If the Over/Under is set at 48.5 points with -110 odds on both sides, a $100 bet would win $90.91 in profit, regardless of whether you bet the Over or Under.

Converting Between Odds Formats

Being able to convert between odds formats helps you compare offerings across international bookmakers.

American to Decimal

  • For positive American: Decimal = (American ÷ 100) + 1
  • For negative American: Decimal = (100 ÷ |American|) + 1

Examples:

  • +250 in decimal: (250 ÷ 100) + 1 = 2.5 + 1 = 3.50
  • -150 in decimal: (100 ÷ 150) + 1 = 0.667 + 1 = 1.667

Decimal to American

  • If decimal > 2.00: American = (Decimal – 1) × 100
  • If decimal < 2.00: American = -100 ÷ (Decimal – 1)

Examples:

  • 3.50 in American: (3.50 – 1) × 100 = 2.50 × 100 = +250
  • 1.667 in American: -100 ÷ (1.667 – 1) = -100 ÷ 0.667 = -150

Fractional to Decimal

  • Decimal = (Numerator ÷ Denominator) + 1

Example:

  • 5/1 in decimal: (5 ÷ 1) + 1 = 5 + 1 = 6.00
  • 6/4 in decimal: (6 ÷ 4) + 1 = 1.5 + 1 = 2.50

Final Thoughts

Armed with a thorough understanding of sports betting odds and payout calculations, you’re now equipped to approach the betting market with confidence. The ability to quickly convert between odds formats, calculate potential returns, recognize implied probabilities, and identify value gives you a significant edge over casual bettors.

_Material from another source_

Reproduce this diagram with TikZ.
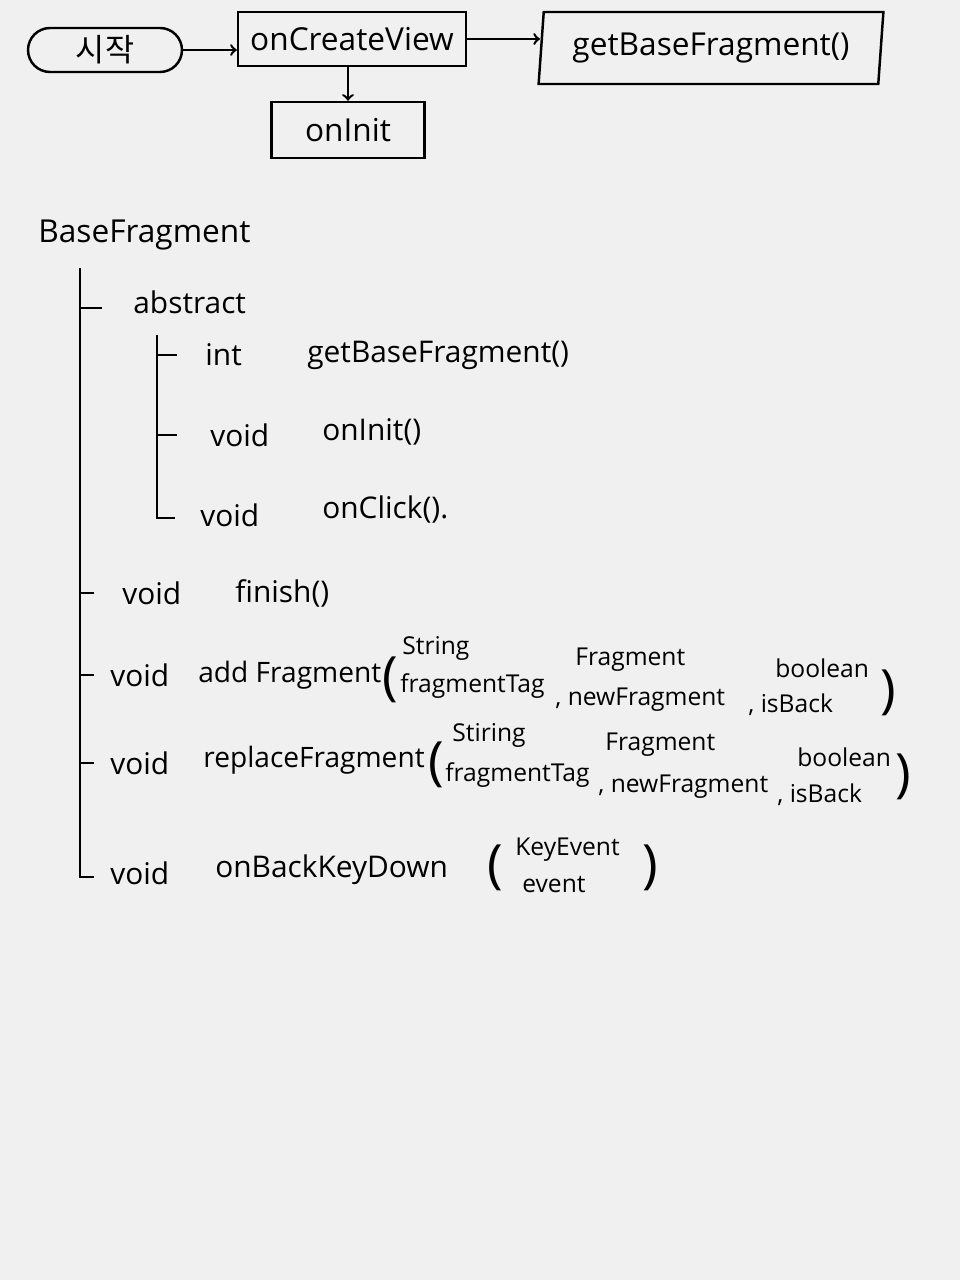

Remember that successful sports betting isn’t about picking winners—it’s about finding value and making mathematically advantageous decisions over time. By mastering the concepts in this guide, you’ve taken a crucial step toward becoming a more sophisticated, profitable bettor.

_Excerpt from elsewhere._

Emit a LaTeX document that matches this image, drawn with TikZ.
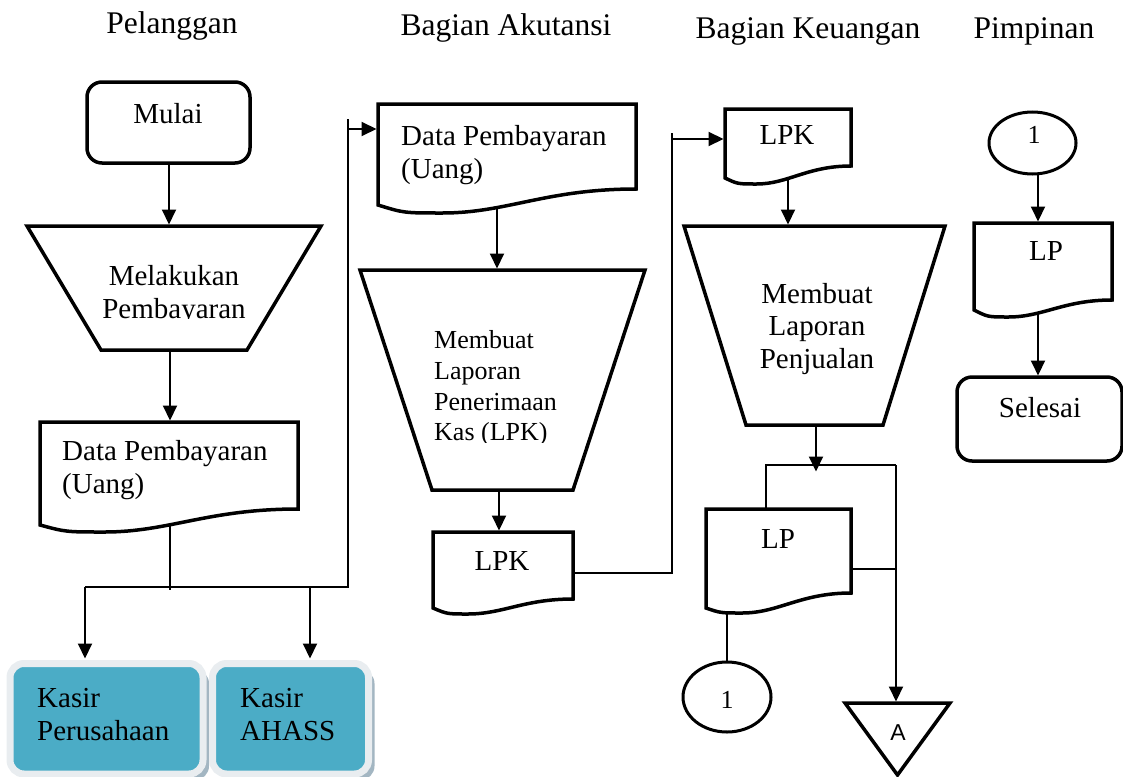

Next time you see -150, +250, or 3.75 odds, you won’t just see numbers—you’ll see information, opportunity, and the precise mathematical relationship between risk and reward. This knowledge transforms your betting from hopeful guesses into strategic investments, dramatically increasing your chances of long-term success in the challenging yet potentially rewarding world of sports betting.